Canada inflation stalls at 3.1%, keeping rates steady - BNN Bloomberg

20 Dec 2023
Canada inflation rate

The rate of inflation in Canada unexpectedly remained steady last month, giving the central bank reasons to keep its hawkish tone longer while holding rates at their highest level in two decades.

The consumer price index rose by 3.1 per cent in November from a year ago, matching the increase a month earlier, Statistics Canada reported Tuesday in Ottawa. That’s faster than the median estimate of 2.9 per cent in a Bloomberg survey of economists.

On a monthly basis, the index rose 0.1 per cent, versus expectations for a decrease of 0.1 per cent.

Two key yearly inflation measures that are tracked closely by the Bank of Canada and filter out components with more volatile price fluctuations — the so-called trim and median core rates — were unchanged, averaging 3.45 per cent year-over-year. That’s faster than the 3.35 per cent pace expected by economists.

Another key measure, a three-month moving average of underlying price pressures, fell to an annualized pace of 2.45 per cent from 2.86 per cent a month earlier, according to Bloomberg calculations. It’s an important metric because Bank of Canada Governor Tiff Macklem has said policymakers are tracking it closely to understand inflation trends.

Mortgage interest costs remain the largest upside contributor to the consumer price index, with the inflation rate excluding those costs sitting at 2.2 per cent in November. Excluding shelter costs entirely, that figure is 1.9 per cent.

Still, Tuesday’s numbers represent a setback for policymakers after they held the central bank’s overnight rate steady at five per cent for the third straight meeting last month. Yet they’re unlikely to faze Macklem and his officials, who are counting on a weaker economy to help ease the pace of price gains in the coming months.

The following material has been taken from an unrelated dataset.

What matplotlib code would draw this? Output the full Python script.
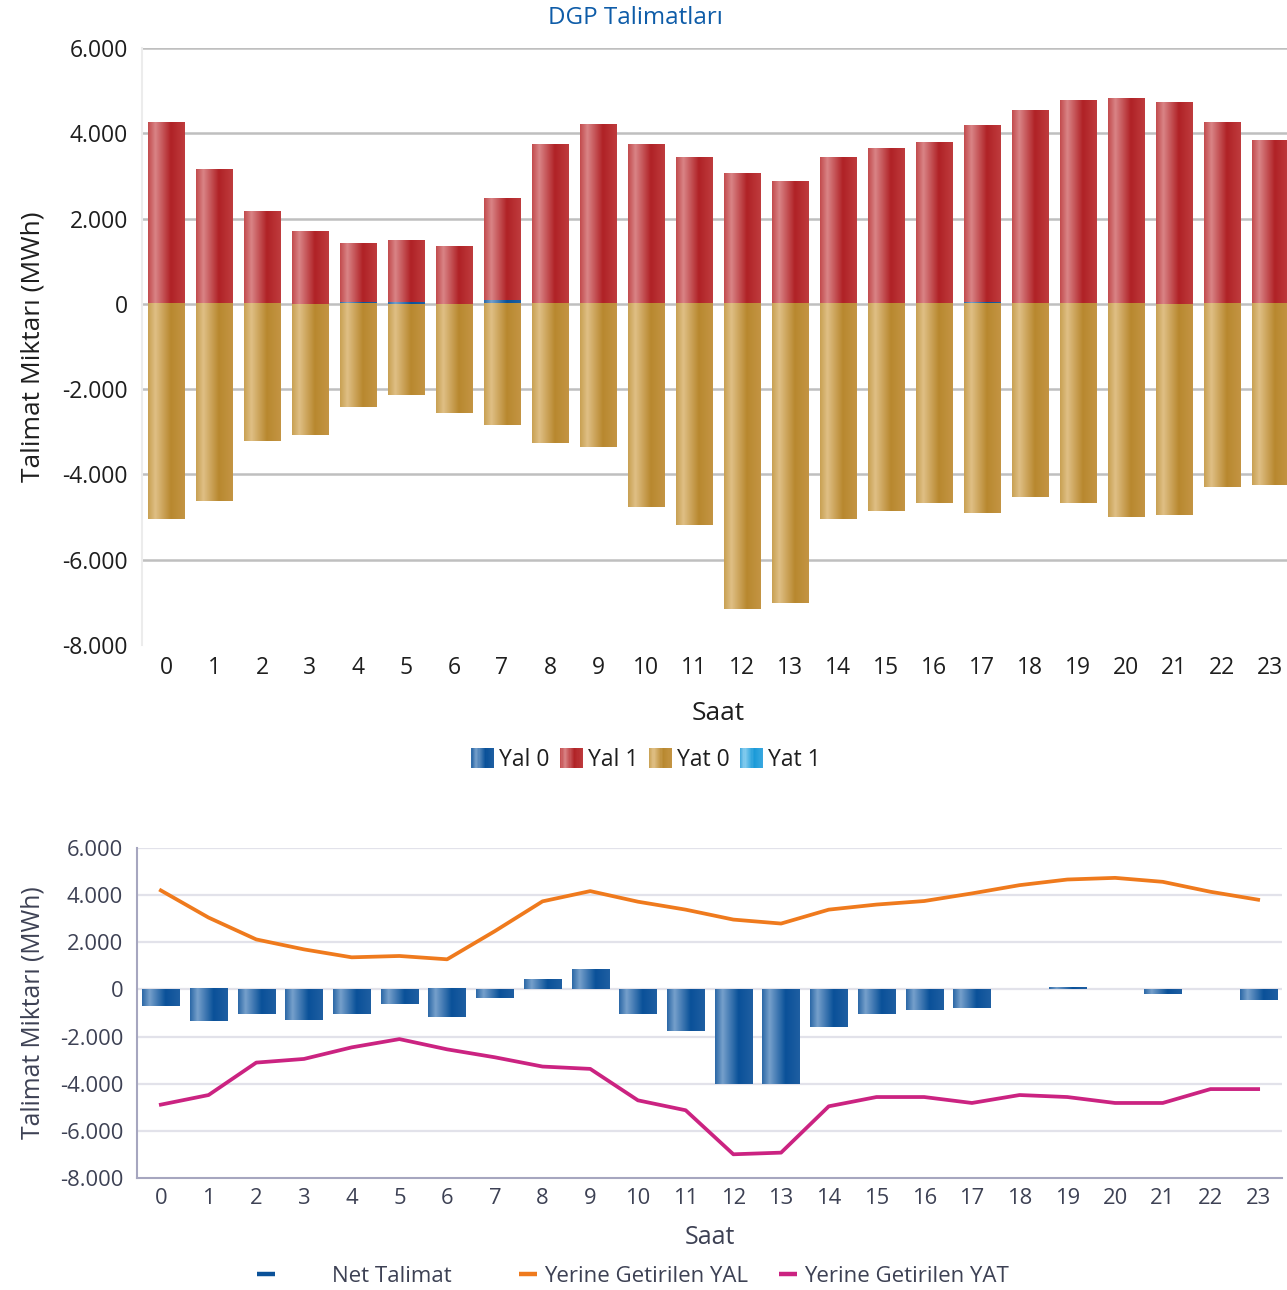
import numpy as np
import matplotlib
matplotlib.use("Agg")
import matplotlib.pyplot as plt
from matplotlib.colors import LinearSegmentedColormap
from matplotlib.patches import Rectangle
from matplotlib.lines import Line2D
from matplotlib.legend_handler import HandlerBase

plt.rcParams['font.family'] = ['Open Sans', 'DejaVu Sans']

# ---------------- data ----------------
hours = list(range(24))
hour_labels = [str(h) for h in hours]

yal0 = [0, 0, 0, 0, 50, 50, 0, 100, 0, 0, 0, 0, 0, 0, 0, 0, 0, 50, 0, 0, 0, 0, 0, 0]
yal1 = [4268, 3143, 2158, 1689, 1380, 1450, 1337, 2390, 3729, 4198, 3729, 3447,
        3049, 2861, 3424, 3635, 3776, 4150, 4526, 4761, 4808, 4714, 4245, 3823]
yat0 = [-5042, -4620, -3213, -3072, -2416, -2134, -2556, -2838, -3260, -3354, -4761, -5183,
        -7153, -7012, -5042, -4855, -4667, -4902, -4526, -4667, -4995, -4948, -4292, -4245]
yat1 = [0] * 24

net = [-690, -1360, -1030, -1280, -1030, -610, -1190, -360, 420, 830, -1030, -1780,
       -4030, -4030, -1610, -1030, -860, -780, 0, 80, 0, -190, 0, -440]
yal_line = [4200, 3048, 2121, 1699, 1362, 1419, 1278, 2472, 3736, 4171, 3722, 3385,
            2963, 2795, 3385, 3600, 3750, 4073, 4424, 4663, 4733, 4565, 4143, 3806]
yat_line = [-4888, -4480, -3104, -2949, -2458, -2107, -2542, -2879, -3272, -3371, -4705, -5126,
            -6994, -6924, -4958, -4565, -4565, -4817, -4480, -4565, -4817, -4817, -4228, -4228]

yticks = [6000, 4000, 2000, 0, -2000, -4000, -6000, -8000]
ytick_labels = ['6.000', '4.000', '2.000', '0', '-2.000', '-4.000', '-6.000', '-8.000']

# ---------------- styles ----------------
def mk_cmap(name, cols):
    pos = [0.0, 0.2, 0.62, 1.0]
    return LinearSegmentedColormap.from_list(name, list(zip(pos, cols)))

cm_blue = mk_cmap('b', ['#2a67a6', '#76a0cb', '#0a5199', '#1f5fa2'])
cm_red = mk_cmap('r', ['#c24a4c', '#d98486', '#b02226', '#bf3c3e'])
cm_gold = mk_cmap('g', ['#c8a052', '#dfbf85', '#b8882f', '#c49544'])
cm_lblue = mk_cmap('lb', ['#3fa6dc', '#86cdef', '#1a9ad8', '#3aa8e0'])

grad = np.linspace(0, 1, 256)[None, :]


def grad_bars(ax, x, h, bottom, cmap, width, z=2):
    bars = ax.bar(x, h, width, bottom=bottom, color='none', edgecolor='none', zorder=z)
    for r in bars:
        hh = r.get_height()
        if hh == 0:
            continue
        x0, y0, w = r.get_x(), r.get_y(), r.get_width()
        ax.imshow(grad, cmap=cmap, extent=[x0, x0 + w, y0, y0 + hh], aspect='auto',
                  interpolation='bilinear', zorder=z)
    return bars


class HandlerGrad(HandlerBase):
    def __init__(self, cmap):
        super().__init__()
        self.cmap = cmap

    def create_artists(self, legend, orig_handle, xdescent, ydescent, width, height, fontsize, trans):
        n = 20
        arts = []
        for i in range(n):
            c = self.cmap((i + 0.5) / n)
            r = Rectangle((-xdescent + width * i / n, -ydescent), width / n * 1.05, height,
                          facecolor=c, edgecolor='none', transform=trans)
            arts.append(r)
        return arts


W, H = 1287, 1290
fig = plt.figure(figsize=(W / 100, H / 100), dpi=100)

# ---------------- top chart ----------------
tc1 = '#1e1e1e'
ax1 = fig.add_axes([142 / W, 1 - 645 / H, (1294 - 142) / W, (645 - 48) / H])
x = np.arange(24)
bw = 0.76
grad_bars(ax1, x, yal0, 0, cm_blue, bw)
grad_bars(ax1, x, yal1, yal0, cm_red, bw)
grad_bars(ax1, x, yat0, 0, cm_gold, bw)
grad_bars(ax1, x, yat1, yat0, cm_lblue, bw)
ax1.set_xlim(-0.5, 23.5)
ax1.set_ylim(-8000, 6000)
ax1.set_yticks(yticks)
ax1.set_yticklabels(ytick_labels)
ax1.set_xticks(x)
ax1.set_xticklabels(hour_labels)
ax1.tick_params(length=0, labelsize=16.5, colors=tc1, pad=10)
ax1.tick_params(axis='x', pad=8)
for g in [6000, 4000, 2000, 0, -2000, -4000, -6000]:
    ax1.axhline(g, color='#bfbfbf', lw=1.8, zorder=1)
for s in ['top', 'right', 'bottom']:
    ax1.spines[s].set_visible(False)
ax1.spines['left'].set_color('#ececec')
ax1.spines['left'].set_linewidth(1.5)
ax1.set_ylabel('Talimat Miktarı (MWh)', fontsize=19, color=tc1, labelpad=12)
ax1.set_xlabel('Saat', fontsize=19, color=tc1, labelpad=15)
ax1.set_title('DGP Talimatları', fontsize=17.4, color='#0e5ca8', pad=17, x=(635 - 142) / (1294 - 142))

hs = [Rectangle((0, 0), 1, 1) for _ in range(4)]
cms = [cm_blue, cm_red, cm_gold, cm_lblue]
leg1 = fig.legend(hs, ['Yal 0', 'Yal 1', 'Yat 0', 'Yat 1'], loc='center',
                  bbox_to_anchor=(646 / W, 1 - 760 / H), ncol=4, frameon=False,
                  fontsize=16.5, handlelength=1.0, handleheight=1.0, handletextpad=0.22,
                  columnspacing=0.45, borderpad=0,
                  handler_map={h: HandlerGrad(c) for h, c in zip(hs, cms)})
for t in leg1.get_texts():
    t.set_color(tc1)

# ---------------- bottom chart ----------------
tc = '#3d4154'
ax2 = fig.add_axes([137 / W, 1 - 1178 / H, (1282 - 137) / W, (1178 - 848) / H])
grad_bars(ax2, x, net, 0, cm_blue, 0.78, z=2)
ax2.plot(x, yal_line, color='#ef7a1d', lw=2.7, zorder=3, solid_joinstyle='round')
ax2.plot(x, yat_line, color='#cb2381', lw=2.7, zorder=3, solid_joinstyle='round')
ax2.set_xlim(-0.5, 23.5)
ax2.set_ylim(-8000, 6000)
ax2.set_yticks(yticks)
ax2.set_yticklabels(ytick_labels)
ax2.set_xticks(x)
ax2.set_xticklabels(hour_labels)
ax2.tick_params(length=0, labelsize=15.8, colors=tc, pad=10)
ax2.tick_params(axis='x', pad=7)
for g in [6000, 4000, 2000, 0, -2000, -4000, -6000]:
    ax2.axhline(g, color='#e2e2ea', lw=1.6, zorder=1)
for s in ['top', 'right']:
    ax2.spines[s].set_visible(False)
for s in ['left', 'bottom']:
    ax2.spines[s].set_color('#a6a6bf')
    ax2.spines[s].set_linewidth(1.5)
ax2.set_ylabel('Talimat Miktarı (MWh)', fontsize=17.7, color=tc, labelpad=10)
ax2.set_xlabel('Saat', fontsize=18, color=tc, labelpad=12)

ly = 1 - 1276 / H
entries = [
    (Line2D([0], [0], color='#0b5299', lw=3.2, solid_capstyle='butt'), 'Net Talimat', 257, 2.55),
    (Line2D([0], [0], color='#ef7a1d', lw=3.2, solid_capstyle='butt'), 'Yerine Getirilen YAL', 519, 0.3),
    (Line2D([0], [0], color='#cb2381', lw=3.2, solid_capstyle='butt'), 'Yerine Getirilen YAT', 779, 0.3),
]
for hnd, lab, px, pad in entries:
    lg = fig.legend([hnd], [lab], loc='center left', bbox_to_anchor=(px / W, ly),
                    frameon=False, fontsize=16, handlelength=0.82, handletextpad=pad,
                    borderpad=0, borderaxespad=0)
    for t in lg.get_texts():
        t.set_color(tc)

fig.savefig('out.png', dpi=100)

The disappointing inflation data, however, will give them no reason to talk about cuts or bring rates down any time soon. In a recent interview with BNN Bloomberg Television, Macklem said easing is expected sometime in 2024, but he needs to see several months of sustained downward momentum in core inflation first.

This is the first of two inflation reports before the Bank of Canada’s next rate decision on Jan. 24, when the majority of economists in a Bloomberg survey expect the bank to keep borrowing costs unchanged again. With the Canadian economy already showing signs of stagnation and the rate of inflation expected to slow further, many economists say rate hikes are done for this cycle.

The U.S. Federal Reserve this month also kept the interest rate unchanged for a third consecutive meeting, and gave its clearest signal yet that its hiking campaign is finished, forecasting a series of cuts next year. Macklem, however, has reiterated that it’s still too early to consider easing, a stance that’s also taken by officials at the Bank of England and the European Central Bank.

In a speech last week, Macklem said he expects inflation in Canada to be getting closer to the two per cent target by the end of next year as the effect of past interest rate increases continues to restrain spending and limit growth and employment. But he said policymakers will mull rate cuts only when they’re assured that there’s a clear path back to price stability, and warned of “bumps” along the way.

In November, services inflation held steady at 4.6 per cent. Goods inflation slightly rose by 1.4 per cent.

Major contributors to the CPI were the mortgage interest cost, with a 29.8 per cent change from the same month last year, rent and food.

Meanwhile, gasoline, telephone services and natural gas put downward pressures on the inflation rate.

Regionally, prices increased at a slower pace from a year ago compared with October in six of 10 Canadian provinces. Quebec had the highest inflation rate at 3.6 per cent.